TAXATION IN NIGERIA

The Nigerian dream of declining income and increasing taxation in the country is what we all would have to get accustomed too, with new policies and enforcement being put in place especially by the Lagos state government with little or no concern for the citizens and businesses owners in the state.

Nigerians have been asked to pay taxes for online bank transactions, taxes have been imposed for using the Point Of Sale (POS) machine, you are charged for interbank transactions, a new tax has been imposed on house rent, Value Added Tax (VAT) has been increased from 5% to 7.5% and there is a plan to tax logistics and courier firms.

In the aftermath of the COVID 19 pandemic that rattled the world at large, not leaving out the third world countries that still struggles to provide its citizens with the basic needs such as healthcare, security and the likes, a new law has been passed into the system that is set to shake the economic downturn of the pandemic to a whole new phase. And this begs the question, is that what the citizens and business ventures need in this time of crisis?

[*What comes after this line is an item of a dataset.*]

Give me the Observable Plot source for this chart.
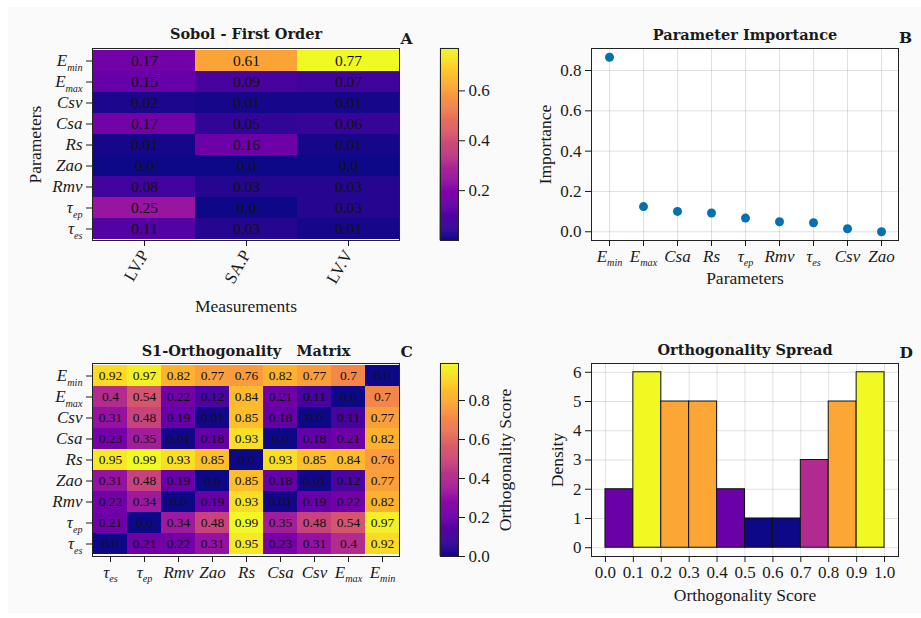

The Lagos State Government led by Governor Babajide Sanwo-Olu announced a 5% levy on all “audio and visual content” created and sold within the state and a 10% service tax for ride-hailing company in the state. What the levy is for hasn’t been made clear, sources have come out to say the levy will “assist the Lagos state government in policy formulation, with regards to planning and funding for the sector”.

Content creators have also been mandated to register their content within 30 days.

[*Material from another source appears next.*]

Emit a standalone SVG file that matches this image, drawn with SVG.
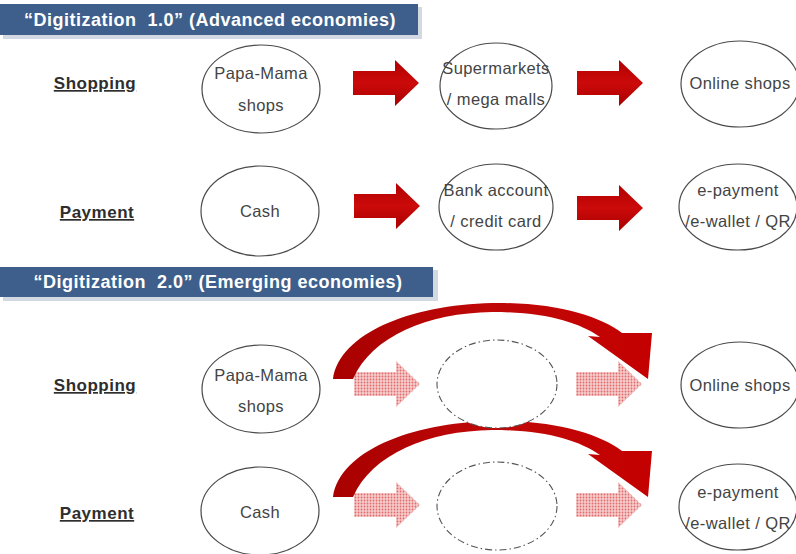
<svg xmlns="http://www.w3.org/2000/svg" width="796" height="554" viewBox="0 0 796 554">
<defs>
<style>
.bn{fill:#3e5f8c}
.bs{fill:#d3d9e2}
.bt{fill:#fff;font-family:"Liberation Sans",Arial,sans-serif;font-weight:bold;font-size:18px;letter-spacing:0.5px;white-space:pre}
.lb{fill:#2e2e2e;font-family:"Liberation Sans",Arial,sans-serif;font-weight:bold;font-size:17px;letter-spacing:0.5px;text-decoration:underline;text-anchor:middle}
.el{fill:#fff;stroke:#4a4a4a;stroke-width:1.2}
.ed{fill:#fff;stroke:#555;stroke-width:1.1;stroke-dasharray:7 3 1.5 3}
.tx{fill:#444;font-family:"Liberation Sans",Arial,sans-serif;font-size:16.5px;letter-spacing:0.4px;text-anchor:middle}
.sa{fill:url(#rg)}
.ha{fill:url(#dots)}
.ca{fill:url(#cg)}
</style>
<linearGradient id="rg" x1="0" y1="0" x2="0" y2="1">
<stop offset="0" stop-color="#b00000"/>
<stop offset="0.5" stop-color="#cc0a0a"/>
<stop offset="1" stop-color="#a80000"/>
</linearGradient>
<linearGradient id="cg" x1="0" y1="0" x2="1" y2="0">
<stop offset="0" stop-color="#a80000"/>
<stop offset="0.5" stop-color="#c00808"/>
<stop offset="1" stop-color="#c40000"/>
</linearGradient>
<pattern id="dots" width="3" height="3" patternUnits="userSpaceOnUse">
<rect width="3" height="3" fill="#f6cccc"/>
<circle cx="1.5" cy="1.5" r="0.9" fill="#e06a6a"/>
</pattern>
<path id="arr" d="M0 -12 L42 -12 L42 -23 L66 0 L42 23 L42 12 L0 12 Z"/>
<path id="carr" d="M333 379 C340 333 410 305 492 303 C555 302 600 316 622 333 L652 333 L648 379 L588 336 L600 337 C578 322 545 312 492 312 C428 313 372 336 353 379 Z"/>
</defs>

<g id="banner1">
<rect class="bs" x="3" y="7" width="419" height="32"/>
<rect class="bn" x="0" y="4" width="418" height="31"/>
<text class="bt" x="210" y="26" text-anchor="middle">“Digitization  1.0” (Advanced economies)</text>
</g>
<g id="banner2">
<rect class="bs" x="3" y="270" width="435" height="31"/>
<rect class="bn" x="0" y="267" width="433" height="30"/>
<text class="bt" x="218" y="288" text-anchor="middle">“Digitization  2.0” (Emerging economies)</text>
</g>

<g id="label-shopping1"><text class="lb" x="95" y="89">Shopping</text></g>
<g id="label-payment1"><text class="lb" x="97" y="218">Payment</text></g>
<g id="label-shopping2"><text class="lb" x="95" y="391">Shopping</text></g>
<g id="label-payment2"><text class="lb" x="97" y="519">Payment</text></g>

<g id="connectors">
<use href="#arr" class="sa" x="353" y="83"/>
<use href="#arr" class="sa" x="577" y="83"/>
<use href="#arr" class="sa" x="354" y="206"/>
<use href="#arr" class="sa" x="577" y="208"/>
<use href="#arr" class="ha" x="354" y="384"/>
<use href="#arr" class="ha" x="576" y="384"/>
<use href="#arr" class="ha" x="354" y="505"/>
<use href="#arr" class="ha" x="576" y="505"/>
<use href="#carr" class="ca"/>
<use href="#carr" class="ca" y="118"/>
</g>

<g id="papamama1">
<ellipse class="el" cx="261" cy="89" rx="59" ry="44"/>
<text class="tx" x="261" y="79">Papa-Mama</text>
<text class="tx" x="261" y="111">shops</text>
</g>
<g id="supermarkets">
<ellipse class="el" cx="496" cy="86" rx="56" ry="43"/>
<text class="tx" x="496" y="74">Supermarkets</text>
<text class="tx" x="496" y="105">/ mega malls</text>
</g>
<g id="online1">
<ellipse class="el" cx="740" cy="84" rx="59" ry="43"/>
<text class="tx" x="740" y="89">Online shops</text>
</g>
<g id="cash1">
<ellipse class="el" cx="260" cy="211" rx="59" ry="45"/>
<text class="tx" x="260" y="217">Cash</text>
</g>
<g id="bank">
<ellipse class="el" cx="496" cy="207" rx="57" ry="43"/>
<text class="tx" x="496" y="196">Bank account</text>
<text class="tx" x="496" y="227">/ credit card</text>
</g>
<g id="epay1">
<ellipse class="el" cx="738" cy="207" rx="59" ry="43"/>
<text class="tx" x="738" y="196">e-payment</text>
<text class="tx" x="738" y="227">/e-wallet / QR</text>
</g>

<g id="papamama2">
<ellipse class="el" cx="261" cy="389" rx="59" ry="44"/>
<text class="tx" x="261" y="381">Papa-Mama</text>
<text class="tx" x="261" y="412">shops</text>
</g>
<g id="empty1">
<ellipse class="ed" cx="497" cy="384" rx="60" ry="44"/>
</g>
<g id="online2">
<ellipse class="el" cx="740" cy="385" rx="59" ry="43"/>
<text class="tx" x="740" y="391">Online shops</text>
</g>
<g id="cash2">
<ellipse class="el" cx="260" cy="511" rx="59" ry="44"/>
<text class="tx" x="260" y="518">Cash</text>
</g>
<g id="empty2">
<ellipse class="ed" cx="497" cy="506" rx="60" ry="44"/>
</g>
<g id="epay2">
<ellipse class="el" cx="738" cy="507" rx="59" ry="43"/>
<text class="tx" x="738" y="498">e-payment</text>
<text class="tx" x="738" y="529">/e-wallet / QR</text>
</g>
</svg>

Eyebrows have been raised in negating this seeming “craze” and injustice because content creators pay income and VAT tax already why burden them with multiple taxations at one of the most difficult times in Nigerian history, with the rates of Dollar to Naira at a staggering difference and the crash in the price of crude oil in the global market, this is the oddest of time to drain your hardworking citizens.

Taxes appear to be a major constraint to the development of emerging SMEs in Nigeria, businesses that make a profit are usually subjected to multiple taxations in their first three years of commencement due to the rules for taxation of new businesses, thereby increasing the risk of failure of SMEs within the first few years of business, In the same vein, a good number of the SMEs are not able to adequately benefit from tax incentives due to the small size of their operations.”

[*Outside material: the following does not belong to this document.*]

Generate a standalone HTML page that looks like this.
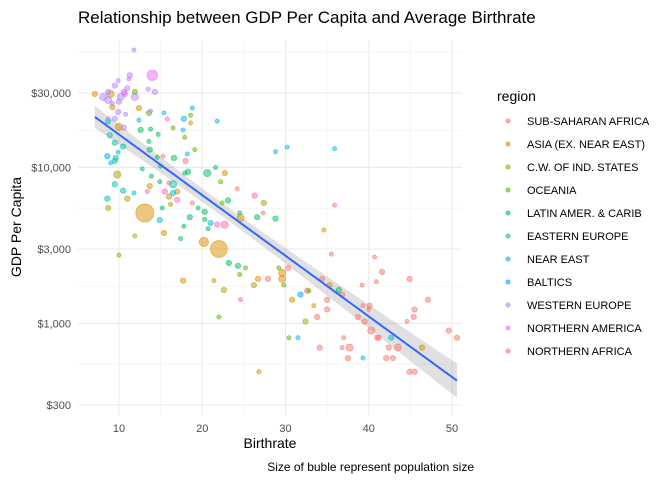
<!DOCTYPE html>
<html><head><meta charset="utf-8"><style>
body{margin:0;background:#fff;}
svg{display:block;font-family:"Liberation Sans",sans-serif;}
</style></head><body>
<svg id="chart" width="672" height="480" xmlns="http://www.w3.org/2000/svg">
<text x="78" y="23" font-size="17" fill="#000">Relationship between GDP Per Capita and Average Birthrate</text>
<g id="grid"></g>
<g id="band"></g>
<g id="points"></g>
<g id="axes"></g>
<text x="270" y="448" font-size="14" text-anchor="middle" fill="#000">Birthrate</text>
<text x="21" y="227" font-size="14" text-anchor="middle" fill="#000" transform="rotate(-90 21 227)">GDP Per Capita</text>
<text x="474" y="471" font-size="12" text-anchor="end" fill="#000">Size of buble represent population size</text>
<g id="legend"></g>
</svg>
<script>
const regions=["SUB-SAHARAN AFRICA","ASIA (EX. NEAR EAST)","C.W. OF IND. STATES","OCEANIA","LATIN AMER. & CARIB","EASTERN EUROPE","NEAR EAST","BALTICS","WESTERN EUROPE","NORTHERN AMERICA","NORTHERN AFRICA"];
const xTicks=[10,20,30,40,50];
const yTicks=[300,1000,3000,10000,30000];
const yTickLabels=["$300","$1,000","$3,000","$10,000","$30,000"];

const ssBirth=[16.0,15.3,18.0,24.2,18.8,27.3,24.6,27.9,30.3,32.6,33.8,35.0,35.0,35.9,35.5,34.4,36.8,39.2,40.7,41.6,40.9,44.9,47.1,45.5,45.4,44.6,49.6,50.6,39.3,40.1,40.0,38.7,39.5,40.3,41.0,41.2,42.4,43.5,37.0,36.8,37.7,34.1,37.5,42.1,42.9,44.9,45.5];
const ssGdp=[7960,11800,11000,7300,5920,5110,1420,1930,2270,1620,1100,1230,1420,5730,2780,1930,1530,1760,2660,2140,1850,1930,1420,1230,1100,1030,900,810,1300,1300,1230,1100,1030,900,810,810,700,700,810,700,700,700,600,600,600,490,490];
const ssPop=[2,2,20,2,2,2,2,20,20,20,20,20,20,2,2,20,20,2,2,20,2,20,20,20,20,2,20,20,2,20,2,20,20,80,20,20,20,80,2,2,80,20,20,20,20,20,20];

const asBirth=[7.1,9.0,9.2,12.4,10.0,18.6,13.7,22.7,17.0,13.1,15.4,24.6,20.2,22.0,17.7,21.4,26.7,29.6,29.6,30.8,33.4,26.8,34.6,35.3,46.4];
const asGdp=[29600,29600,24400,24000,18200,19300,7600,9200,7000,5110,3800,4750,3330,3000,1880,1880,1930,2110,1930,1420,1300,490,3970,1760,700];
const asPop=[20,80,20,20,80,2,20,20,20,1300,20,80,200,1100,20,2,20,80,80,20,2,2,2,20,20];

const cwBirth=[9.8,11.0,8.7,16.0,16.2,11.9,27.4,26.2,22.6,32.4,10.0];
const cwGdp=[9000,6300,5500,6500,5800,3640,5920,1760,1640,1030,2740];
const cwPop=[80,20,20,20,2,2,20,20,20,20,2];

const ocBirth=[11.9,13.6,16.5,17.9,18.6,19.1,22.2,22.4,25.2,24.5,29.2,29.8,22.0,30.4,32.8];
const ocGdp=[30500,22350,17900,15600,21600,13000,8100,5920,2270,2060,2270,1760,1100,810,1620];
const ocPop=[20,20,2,2,2,2,2,2,2,2,2,2,2,2,2];

const laBirth=[12.6,13.8,14.7,13.6,13.7,14.6,16.6,12.8,15.0,13.9,14.9,17.9,18.3,20.6,21.6,15.2,19.5,20.3,18.5,17.8,17.4,26.6,24.5,23.1,20.7,20.3,28.8,23.2,24.3,36.4];
const laGdp=[17400,17600,16300,14700,13000,11600,11500,9800,10200,8800,8100,9200,9400,9200,10000,5500,5500,5200,4800,4200,3500,4800,5110,6150,4050,4650,4700,2440,2340,1640];
const laPop=[20,2,2,2,20,2,20,2,2,2,2,2,20,80,2,2,2,20,20,2,2,20,2,20,2,2,20,20,20,20];

const eeBirth=[8.7,8.9,9.5,10.5,9.6,9.5,9.5,10.5,8.6,16.5];
const eeGdp=[19800,16100,14400,13600,11500,11000,7800,7100,6300,7800];
const eePop=[20,20,20,20,20,20,20,20,20,80];

const neBirth=[15.4,12.4,17.8,18.8,17.7,21.8,9.9,9.0,18.2,11.8,16.5,14.9,21.0,31.5,42.7,39.3,35.9,28.8,30.2];
const neGdp=[22350,20100,20500,24000,17400,19800,12500,10700,12200,6860,6860,4600,4410,810,810,600,13200,12600,13500];
const nePop=[2,2,20,2,2,2,2,2,2,2,20,20,20,2,20,2,2,2,2];

const baBirth=[8.6,31.8];
const baGdp=[11800,1530];
const baPop=[20,20];

const weBirth=[11.8,11.3,9.9,9.5,11.0,8.7,8.1,8.7,10.2,10.7,10.0,11.9,14.3,13.5,9.2,9.9,10.8,9.5,10.6,8.7,13.8];
const weGdp=[56600,39000,36000,33500,32200,30500,28300,27100,28300,29600,26400,28300,30500,31700,25700,22700,21900,20500,18000,20500,23000];
const wePop=[2,20,2,20,20,20,80,80,80,20,20,80,20,2,2,20,2,20,20,2,2];

const naBirth=[14.0,11.2,10.6];
const naGdp=[39000,37000,30400];
const naPop=[300,2,33];

const nfBirth=[15.8,13.4,15.5,17.0,26.3,21.8,22.7];
const nfGdp=[20500,7000,7000,6200,6600,4300,4300];
const nfPop=[2,2,20,20,20,20,80];

const colors=["#F8766D","#DB8E00","#AEA200","#64B200","#00BD5C","#00C1A7","#00BADE","#00A6FF","#B385FF","#EF67EB","#FF63B6"];
const groups=[[ssBirth,ssGdp,ssPop],[asBirth,asGdp,asPop],[cwBirth,cwGdp,cwPop],[ocBirth,ocGdp,ocPop],[laBirth,laGdp,laPop],[eeBirth,eeGdp,eePop],[neBirth,neGdp,nePop],[baBirth,baGdp,baPop],[weBirth,weGdp,wePop],[naBirth,naGdp,naPop],[nfBirth,nfGdp,nfPop]];

const NS="http://www.w3.org/2000/svg";
const PL=78,PR=462,PT=40,PB=415;
const xMin=5.08,xMax=51.2,yMinL=2.413,yMaxL=4.817;
const xs=v=>PL+(v-xMin)/(xMax-xMin)*(PR-PL);
const ys=v=>PB-(Math.log10(v)-yMinL)/(yMaxL-yMinL)*(PB-PT);
const ysL=l=>PB-(l-yMinL)/(yMaxL-yMinL)*(PB-PT);
const rs=p=>1.8+0.2*Math.sqrt(p);
function mk(tag,attrs,parent){const e=document.createElementNS(NS,tag);for(const k in attrs)e.setAttribute(k,attrs[k]);parent.appendChild(e);return e;}

const grid=document.getElementById('grid');
[15,25,35,45].forEach(v=>{const x=xs(v);const l=mk('line',{x1:x,x2:x,y1:PT,y2:PB,stroke:'#F0F0F0','stroke-width':0.6},grid);

});
for(let i=0;i<yTicks.length-1;i++){const m=(Math.log10(yTicks[i])+Math.log10(yTicks[i+1]))/2;const y=ysL(m);const l=mk('line',{x1:PL,x2:PR,y1:y,y2:y,stroke:'#F0F0F0','stroke-width':0.6},grid);

}
const yTop=ysL((Math.log10(30000)+Math.log10(100000))/2);
if(yTop>PT){const l=mk('line',{x1:PL,x2:PR,y1:yTop,y2:yTop,stroke:'#F0F0F0','stroke-width':0.6},grid);

}
const axes=document.getElementById('axes');
xTicks.forEach(v=>{const x=xs(v);const l=mk('line',{x1:x,x2:x,y1:PT,y2:PB,stroke:'#EBEBEB','stroke-width':1.1},grid);


const t=mk('text',{x:x,y:PB+17,'font-size':11,'text-anchor':'middle',fill:'#4D4D4D'},axes);t.textContent=v;

});
yTicks.forEach((v,i)=>{const y=ys(v);const l=mk('line',{x1:PL,x2:PR,y1:y,y2:y,stroke:'#EBEBEB','stroke-width':1.1},grid);


const t=mk('text',{x:71,y:y+4,'font-size':11,'text-anchor':'end',fill:'#4D4D4D'},axes);t.textContent=yTickLabels[i];

});

let X=[],Y=[];groups.forEach(g=>{g[0].forEach((b,i)=>{X.push(b);Y.push(Math.log10(g[1][i]));});});
const n=X.length,mx=X.reduce((a,b)=>a+b)/n,my=Y.reduce((a,b)=>a+b)/n;
let sxx=0,sxy=0;for(let i=0;i<n;i++){sxx+=(X[i]-mx)**2;sxy+=(X[i]-mx)*(Y[i]-my);}
const slope=sxy/sxx,icpt=my-slope*mx;let sse=0;for(let i=0;i<n;i++)sse+=(Y[i]-icpt-slope*X[i])**2;
const s=Math.sqrt(sse/(n-2));
const x0=Math.min(...X),x1=Math.max(...X);
let up=[],lo=[],mid=[];
for(let k=0;k<=80;k++){const x=x0+(x1-x0)*k/80;const f=icpt+slope*x;const se=1.97*s*Math.sqrt(1/n+(x-mx)**2/sxx);
up.push(xs(x)+','+ysL(f+se));lo.unshift(xs(x)+','+ysL(f-se));mid.push(xs(x)+','+ysL(f));}
const band=document.getElementById('band');
const bp=mk('polygon',{points:up.concat(lo).join(' '),fill:'#999',opacity:0.3},band);



const pts=document.getElementById('points');
groups.forEach((g,ri)=>{g[0].forEach((b,i)=>{const c=mk('circle',{cx:xs(b),cy:ys(g[1][i]),r:rs(g[2][i]),fill:colors[ri],'fill-opacity':0.5,stroke:colors[ri],'stroke-opacity':0.6,'stroke-width':0.8},pts);

});});

const line=mk('polyline',{points:mid.join(' '),fill:'none',stroke:'#3366FF','stroke-width':2},band.parentNode);



const leg=document.getElementById('legend');
const lt=mk('text',{x:497,y:101,'font-size':14,fill:'#000'},leg);lt.textContent='region';


regions.forEach((r,i)=>{const y=121+i*23;
const d=mk('circle',{cx:508,cy:y,r:2.2,fill:colors[i],'fill-opacity':0.6,stroke:colors[i],'stroke-opacity':0.7,'stroke-width':0.6},leg);


const t=mk('text',{x:527,y:y+4,'font-size':11,fill:'#000'},leg);t.textContent=r;

});
</script>
</body></html>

In this age of great technology and data advancement Nigeria has not been able to harmonize all of the data it has generated over the past years to ensure a widening of the tax net, better planning and seamless taxation of its people who don’t trust the government parastatals to do right by them and manage the generated revenue for the betterment of the economy.

Is tax important? Yes.

By obligation, every individual, whether resident or non-resident in Nigeria, persons in paid employment or businesses or persons who derive their income from Nigeria, as well as companies that operate in Nigeria, are all liable to pay tax. Failure to deduct and remit tax or failure to pay taxes of any kind as the case may attract punitive fines and penalties.

Like other countries, the main function of the Nigerian tax system is to generate revenue for the running of the government at all levels and provide infrastructure to the public. Effective tax drive is achieved through an efficient tax administration and tax system reforms. These elements also create a tax culture, reduced incidences of corruption and tax evasion.

We, however, look towards every Nigerian understanding the principles of taxation in Nigeria. It would enable us to better understand the tax moves the government is making.